IDC expects the ranking of top brands —Vivo, Samsung, Oppo, Realme, Apple, Motorola, Xiaomi, and POCO — to remain unchanged from the March quarter.
Smartphone brands are strengthening their offline presence by increasing engagement with retailers and distributors, deploying more in-store promoters, and expanding into smaller towns.
Online not so hot
Online shipments continue to struggle. While the annual 2025 market is expected to decline by mid-single digit, online channel share is expected to shrink from 49 percent in 2024 to anywhere between 42 and44 percent, with a decline in shipments, Joshi said.
“On the other hand, offline channel shipments are expected to show moderate single-digit growth annually as brands try to penetrate deeper into smaller towns and cities via an omnichannel approach,” she said.
Brands are focusing on discounting to push sales and are constantly engaging with offline retailers and distributors to support this strategy. “Sales will continue to be muted until the festive season, when the market is expected to bounce back,” Joshi said
Retailers Moneycontrol spoke to said the demand for new smartphones has dropped significantly.

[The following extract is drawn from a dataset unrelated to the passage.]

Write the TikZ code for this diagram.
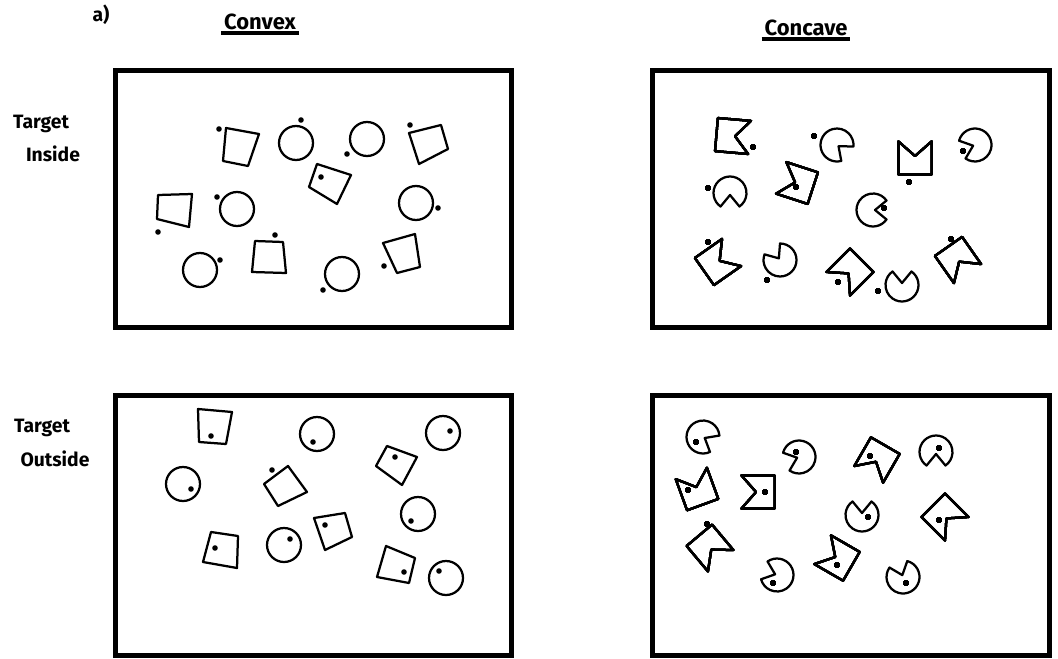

With sales weakening, many retailers are concerned that the continued decline could impact their net income.
Most retailers are now focused on selling iPhones, which offer better margins and remain in strong demand.
India’s smartphone market is headed for a contraction in 2025 after two years of steady growth, dragged down by rising unemployment, persistent inflation, and weak consumer sentiment amid economic uncertainty, IDC said on May 19 in its revised outlook which was exclusively reported by Moneycontrol.
Smartphone shipments in India are projected to fall to between 145–147 million units in 2025, down 3–4 percent from 151 million in 2024, marking a single-digit year-on-year decline, it said.
Earlier forecasts, including by IDC, had predicted low single-digit growth for the year.
Another market tracker, Counterpoint Research, recently revised down its 2025 global smartphone shipment growth forecast to 1.9 percent YoY from the previous 4.2 percent YoY, in light of renewed uncertainties surrounding US tariffs.
It also revised India's outlook, which is expected to see a marginal growth of 2 percent in shipments even as North America and China are projected to contract.